Kingpin of drug cartel Lalit Patil and the mastermind behind his narcotics production operation Arvindkumar Lohare alias ‘doctor’ chalked out the plan to set up their Nashik- based Mephedrone manufacturing unit at the most unexpected place — the infirmary or hospital ward of the Yerawada Central Prison. This is where Patil strategically kept coming, allegedly feigning various medical issues, revealed the probe conducted by the Pune police.
The crime branch of the Pune City police launched a probe into the large-scale Mephedrone manufacturing and smuggling operation led by Patil (34) and Lohare (39). The investigation kicked off after the Anti Narcotics Cell of Pune City police seized mephedrone worth Rs 2.14 crore near the state-run Sassoon General Hospital on September 30.
Lohare and Patil were lodged in Yerawada Central Prison under judicial custody, following their arrest in December 2020 in a case pertaining to the seizure of 20kg mephedrone.
A senior officer, who is part of the probe, said, “Probe revealed that Lohare gave Patil the formula and the entire method of synthesis of mephedrone during their stay in Yerawada prison. The two are alleged to have passed on the instructions of setting up the manufacturing unit in Shindegaon village in Nashik to the other accused in the case – Lalit’s brother Bhushan and his aide Abhishek Balkawade.”
Investigation has revealed that Patil and Lohare had these meetings in the Yerawada prison’s infirmary, the hospital ward within Yerawada prison, between December 2020 and late 2021. It was during these meetings that the plan to set up the factory was hatched. “During his judicial custody in Yerawada Central prison, Patil had been admitted to the prison infirmary several times, which we believe he did by feigning various medical problems. It was this factory in Shindegaon that the Mumbai police raided in October this year and seized mephedrone worth Rs 300 crore,” said the officer.

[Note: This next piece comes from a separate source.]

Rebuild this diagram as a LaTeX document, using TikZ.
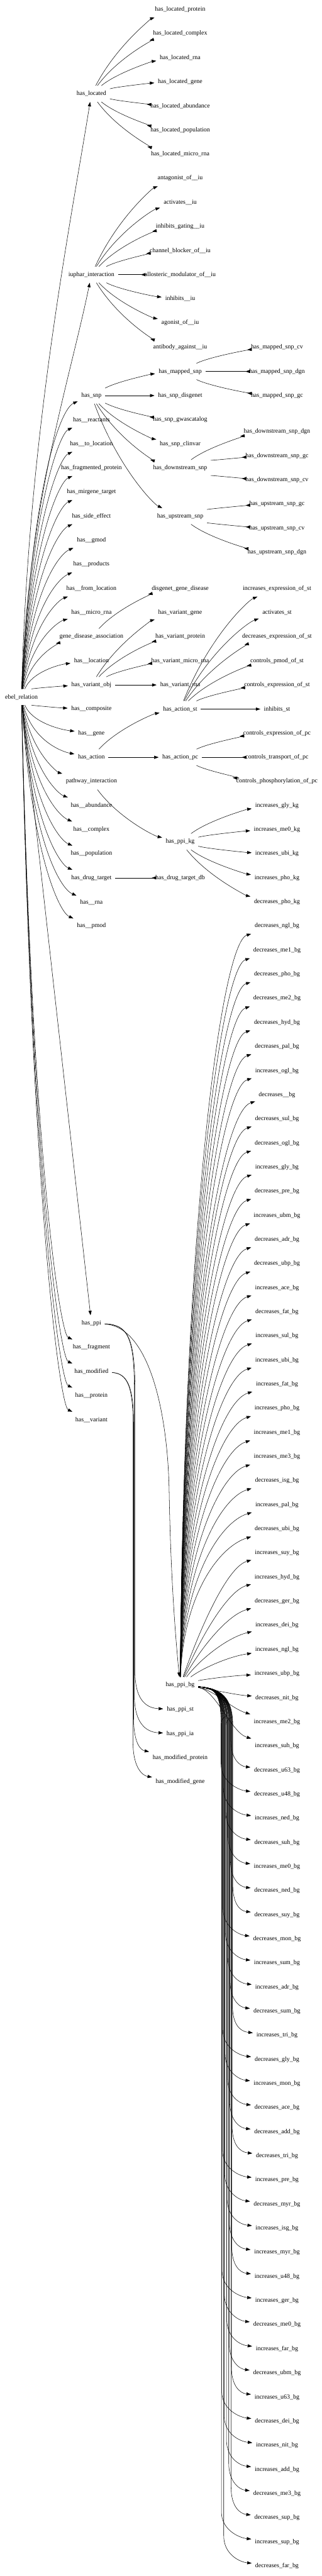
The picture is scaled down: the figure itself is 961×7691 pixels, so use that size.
\documentclass[tikz,border=0pt]{standalone}
\usepackage{fontspec}
\setmainfont{Liberation Serif}
\usetikzlibrary{arrows.meta,calc}
\tikzset{
 lbl/.style={rectangle, inner xsep=8pt, inner ysep=0pt, minimum height=36pt, minimum width=54pt, font=\fontsize{14}{16}\selectfont},
 conn/.style={line width=0.75pt, -{Triangle[length=10pt,width=7pt]}},
}
\newcommand\fanE[2]{\draw[conn] let \p1=(#1), \p2=(#2) in (#1) .. controls ({\x1+0.3*(\x2-\x1)},{\y1+0.6*(\y2-\y1)}) and ({\x2-0.3*(\x2-\x1)},{\y2-0.1*(\y2-\y1)}) .. (#2);}
\newcommand\ebE[1]{\draw[conn] let \p1=(ebel), \p2=(#1) in (ebel) .. controls ({\x1+0.15*(\x2-\x1)},{\y1+0.7*(\y2-\y1)}) and ({\x2-0.45*(\x2-\x1)},{\y2-max(-30pt,min(30pt,0.1*(\y2-\y1)))}) .. (#1);}
\newcommand\nd[4]{\node[lbl] (#1) at (#2,#3) {#4};}
\begin{document}
\begin{tikzpicture}[x=0.75pt,y=-0.75pt]
\fill[white] (0,0) rectangle (961,7691);
\useasboundingbox (0,0) rectangle (961,7691);
% rank 0
\nd{ebel}{64}{2081}{ebel\_relation}
% rank 1
\nd{hasloc}{273}{280}{has\_located}
\nd{iuphar}{273}{820}{iuphar\_interaction}
\nd{hassnp}{273}{1181}{has\_snp}
\nd{react}{273}{1253}{has\_\_reactants}
\nd{toloc}{273}{1325}{has\_\_to\_location}
\nd{fragprot}{273}{1397}{has\_fragmented\_protein}
\nd{mirgene}{273}{1469}{has\_mirgene\_target}
\nd{side}{273}{1541}{has\_side\_effect}
\nd{gmod}{273}{1613}{has\_\_gmod}
\nd{products}{273}{1685}{has\_\_products}
\nd{fromloc}{273}{1757}{has\_\_from\_location}
\nd{microrna}{273}{1829}{has\_\_micro\_rna}
\nd{gda}{273}{1901}{gene\_disease\_association}
\nd{location}{273}{1973}{has\_\_location}
\nd{varobj}{273}{2045}{has\_variant\_obj}
\nd{composite}{273}{2117}{has\_\_composite}
\nd{gene}{273}{2189}{has\_\_gene}
\nd{action}{273}{2261}{has\_action}
\nd{pathway}{273}{2333}{pathway\_interaction}
\nd{abundance}{273}{2405}{has\_\_abundance}
\nd{complex}{273}{2477}{has\_\_complex}
\nd{population}{273}{2549}{has\_\_population}
\nd{drugt}{273}{2621}{has\_drug\_target}
\nd{rna}{273}{2693}{has\_\_rna}
\nd{pmod}{273}{2765}{has\_\_pmod}
\nd{hasppi}{273}{3951}{has\_ppi}
\nd{fragment}{273}{4023}{has\_\_fragment}
\nd{hasmod}{273}{4095}{has\_modified}
\nd{protein}{273}{4167}{has\_\_protein}
\nd{variant}{273}{4239}{has\_\_variant}
% rank 2
\nd{lprot}{538}{28}{has\_located\_protein}
\nd{lcomp}{538}{100}{has\_located\_complex}
\nd{lrna}{538}{172}{has\_located\_rna}
\nd{lgene}{538}{244}{has\_located\_gene}
\nd{labund}{538}{316}{has\_located\_abundance}
\nd{lpop}{538}{388}{has\_located\_population}
\nd{lmirna}{538}{460}{has\_located\_micro\_rna}
\nd{antag}{538}{532}{antagonist\_of\_\_iu}
\nd{activ}{538}{604}{activates\_\_iu}
\nd{inhg}{538}{676}{inhibits\_gating\_\_iu}
\nd{chan}{538}{748}{channel\_blocker\_of\_\_iu}
\nd{allo}{538}{820}{allosteric\_modulator\_of\_\_iu}
\nd{inhib}{538}{892}{inhibits\_\_iu}
\nd{agon}{538}{964}{agonist\_of\_\_iu}
\nd{antib}{538}{1036}{antibody\_against\_\_iu}
\nd{msnp}{538}{1109}{has\_mapped\_snp}
\nd{sdis}{538}{1181}{has\_snp\_disgenet}
\nd{sgwas}{538}{1253}{has\_snp\_gwascatalog}
\nd{sclin}{538}{1325}{has\_snp\_clinvar}
\nd{dsnp}{538}{1397}{has\_downstream\_snp}
\nd{usnp}{538}{1541}{has\_upstream\_snp}
\nd{dgd}{538}{1757}{disgenet\_gene\_disease}
\nd{vgene}{538}{1829}{has\_variant\_gene}
\nd{vprot}{538}{1901}{has\_variant\_protein}
\nd{vmirna}{538}{1973}{has\_variant\_micro\_rna}
\nd{vrna}{538}{2045}{has\_variant\_rna}
\nd{actst}{538}{2117}{has\_action\_st}
\nd{actpc}{538}{2261}{has\_action\_pc}
\nd{ppikg}{538}{2513}{has\_ppi\_kg}
\nd{dtdb}{538}{2621}{has\_drug\_target\_db}
\nd{ppibg}{538}{5031}{has\_ppi\_bg}
\nd{ppist}{538}{5104}{has\_ppi\_st}
\nd{ppiia}{538}{5176}{has\_ppi\_ia}
\nd{modprot}{538}{5248}{has\_modified\_protein}
\nd{modgene}{538}{5320}{has\_modified\_gene}
% rank 3
\nd{mcv}{827}{1037}{has\_mapped\_snp\_cv}
\nd{mdgn}{827}{1109}{has\_mapped\_snp\_dgn}
\nd{mgc}{827}{1181}{has\_mapped\_snp\_gc}
\nd{ddgn}{827}{1289}{has\_downstream\_snp\_dgn}
\nd{dgc}{827}{1361}{has\_downstream\_snp\_gc}
\nd{dcv}{827}{1433}{has\_downstream\_snp\_cv}
\nd{ugc}{827}{1505}{has\_upstream\_snp\_gc}
\nd{ucv}{827}{1577}{has\_upstream\_snp\_cv}
\nd{udgn}{827}{1649}{has\_upstream\_snp\_dgn}
\nd{iest}{827}{1757}{increases\_expression\_of\_st}
\nd{ast}{827}{1829}{activates\_st}
\nd{dest}{827}{1901}{decreases\_expression\_of\_st}
\nd{cpst}{827}{1973}{controls\_pmod\_of\_st}
\nd{cest}{827}{2045}{controls\_expression\_of\_st}
\nd{ist}{827}{2117}{inhibits\_st}
\nd{cepc}{827}{2189}{controls\_expression\_of\_pc}
\nd{ctpc}{827}{2261}{controls\_transport\_of\_pc}
\nd{cppc}{827}{2333}{controls\_phosphorylation\_of\_pc}
\nd{kgly}{827}{2405}{increases\_gly\_kg}
\nd{kme}{827}{2477}{increases\_me0\_kg}
\nd{kubi}{827}{2549}{increases\_ubi\_kg}
\nd{kpho}{827}{2621}{increases\_pho\_kg}
\nd{kdpho}{827}{2693}{decreases\_pho\_kg}
\foreach \lab [count=\i from 0] in {decreases\_ngl\_bg, decreases\_me1\_bg, decreases\_pho\_bg, decreases\_me2\_bg, decreases\_hyd\_bg, decreases\_pal\_bg, increases\_ogl\_bg, decreases\_\_bg, decreases\_sul\_bg, decreases\_ogl\_bg, increases\_gly\_bg, decreases\_pre\_bg, increases\_ubm\_bg, decreases\_adr\_bg, decreases\_ubp\_bg, increases\_ace\_bg, decreases\_fat\_bg, increases\_sul\_bg, increases\_ubi\_bg, increases\_fat\_bg, increases\_pho\_bg, increases\_me1\_bg, increases\_me3\_bg, decreases\_isg\_bg, increases\_pal\_bg, decreases\_ubi\_bg, increases\_suy\_bg, increases\_hyd\_bg, decreases\_ger\_bg, increases\_dei\_bg, increases\_ngl\_bg, increases\_ubp\_bg, decreases\_nit\_bg, increases\_me2\_bg, increases\_suh\_bg, decreases\_u63\_bg, decreases\_u48\_bg, increases\_ned\_bg, decreases\_suh\_bg, increases\_me0\_bg, decreases\_ned\_bg, decreases\_suy\_bg, decreases\_mon\_bg, increases\_sum\_bg, increases\_adr\_bg, decreases\_sum\_bg, increases\_tri\_bg, decreases\_gly\_bg, increases\_mon\_bg, decreases\_ace\_bg, decreases\_add\_bg, decreases\_tri\_bg, increases\_pre\_bg, decreases\_myr\_bg, increases\_isg\_bg, increases\_myr\_bg, increases\_u48\_bg, increases\_ger\_bg, decreases\_me0\_bg, increases\_far\_bg, decreases\_ubm\_bg, increases\_u63\_bg, decreases\_dei\_bg, increases\_nit\_bg, increases\_add\_bg, decreases\_me3\_bg, decreases\_sup\_bg, increases\_sup\_bg, decreases\_far\_bg}{
  \pgfmathsetmacro\yy{2765+72*\i}
  \node[lbl] (hg\i) at (827,\yy) {\lab};
}
% edges from root
\draw[conn] (ebel) .. controls (85,1300) and (205,700) .. (hasloc);
\draw[conn] (ebel) .. controls (85,1500) and (205,1150) .. (iuphar);
\foreach \t in {hassnp,react,toloc,fragprot,mirgene,side,gmod,products,fromloc,microrna,gda,location,varobj,composite,gene,action,pathway,abundance,complex,population,drugt,rna,pmod,fragment,hasmod,protein,variant}{\ebE{\t}}
\draw[conn] (ebel) -- (hasppi);
% fans
\foreach \t in {lprot,lcomp,lrna,lgene,labund,lpop,lmirna}{\fanE{hasloc}{\t}}
\foreach \t in {antag,activ,inhg,chan,allo,inhib,agon,antib}{\fanE{iuphar}{\t}}
\foreach \t in {msnp,sdis,sgwas,sclin,dsnp,usnp}{\fanE{hassnp}{\t}}
\foreach \t in {mcv,mdgn,mgc}{\fanE{msnp}{\t}}
\foreach \t in {ddgn,dgc,dcv}{\fanE{dsnp}{\t}}
\foreach \t in {ugc,ucv,udgn}{\fanE{usnp}{\t}}
\fanE{gda}{dgd}
\foreach \t in {vgene,vprot,vmirna,vrna}{\fanE{varobj}{\t}}
\foreach \t in {actst,actpc}{\fanE{action}{\t}}
\foreach \t in {iest,ast,dest,cpst,cest,ist}{\fanE{actst}{\t}}
\foreach \t in {cepc,ctpc,cppc}{\fanE{actpc}{\t}}
\fanE{pathway}{ppikg}
\foreach \t in {kgly,kme,kubi,kpho,kdpho}{\fanE{ppikg}{\t}}
\fanE{drugt}{dtdb}
% has_ppi and has_modified
\draw[conn] (hasppi) .. controls (440,3960) and (500,4200) .. (505,4450) .. controls (510,4750) and (530,4950) .. (ppibg);
\draw[conn] (hasppi) .. controls (380,3955) and (403,3990) .. (403,4150) -- (403,4990) .. controls (403,5080) and (440,5100) .. (ppist);
\draw[conn] (hasppi) .. controls (380,3955) and (401,3990) .. (401,4150) -- (401,5060) .. controls (401,5150) and (440,5172) .. (ppiia);
\draw[conn] (hasmod) .. controls (380,4100) and (399,4140) .. (399,4250) -- (399,5130) .. controls (399,5205) and (420,5225) .. (modprot);
\draw[conn] (hasmod) .. controls (380,4100) and (397,4140) .. (397,4250) -- (397,5200) .. controls (397,5285) and (430,5302) .. (modgene);
% has_ppi_bg fan
\foreach \i in {0,...,25}{
  \pgfmathsetmacro\yy{2765+72*\i}
  \pgfmathsetmacro\dy{5031-\yy}
  \pgfmathsetmacro\ca{\yy+0.4*\dy}
  \pgfmathsetmacro\cb{\yy+min(50,0.3*\dy)}
  \draw[conn] (ppibg) .. controls (548,\ca) and (660,\cb) .. (hg\i);
}
\foreach \i in {26,...,31}{
  \pgfmathsetmacro\yy{2765+72*\i}
  \pgfmathsetmacro\dy{5031-\yy}
  \pgfmathsetmacro\ca{\yy+0.55*\dy}
  \pgfmathsetmacro\cb{\yy+min(40,0.2*\dy)}
  \draw[conn] (ppibg) .. controls (600,\ca) and (680,\cb) .. (hg\i);
}
\draw[conn] (ppibg) .. controls (640,5045) and (700,5060) .. (hg32);
\draw[conn] (ppibg) .. controls (640,5045) and (690,5101) .. (hg33);
\draw[conn] (ppibg) .. controls (645,5045) and (690,5173) .. (hg34);
\foreach \i in {35,...,68}{
  \pgfmathsetmacro\yy{2765+72*\i}
  \pgfmathsetmacro\xb{660+mod(\i*7,36)}
  \draw[conn] (ppibg) .. controls (640,5040) and (\xb,5050) .. (\xb,5150) -- (\xb,\yy-90) .. controls (\xb,\yy-35) and (715,\yy-12) .. (hg\i);
}
\end{tikzpicture}
\end{document}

The infirmary of Yerawada prison has an OPD and can admit around 35 inmates in the in-patient department (IPD). A police officer said an inmate admitted to IPD can easily meet any other inmate coming to the OPD since a large number of inmates gather at the prison hospital for various medical reasons. Patil and Lohare, who were otherwise lodged in different cells, allegedly took advantage of this overcrowding and held their meetings in the infirmary, without attracting much attention.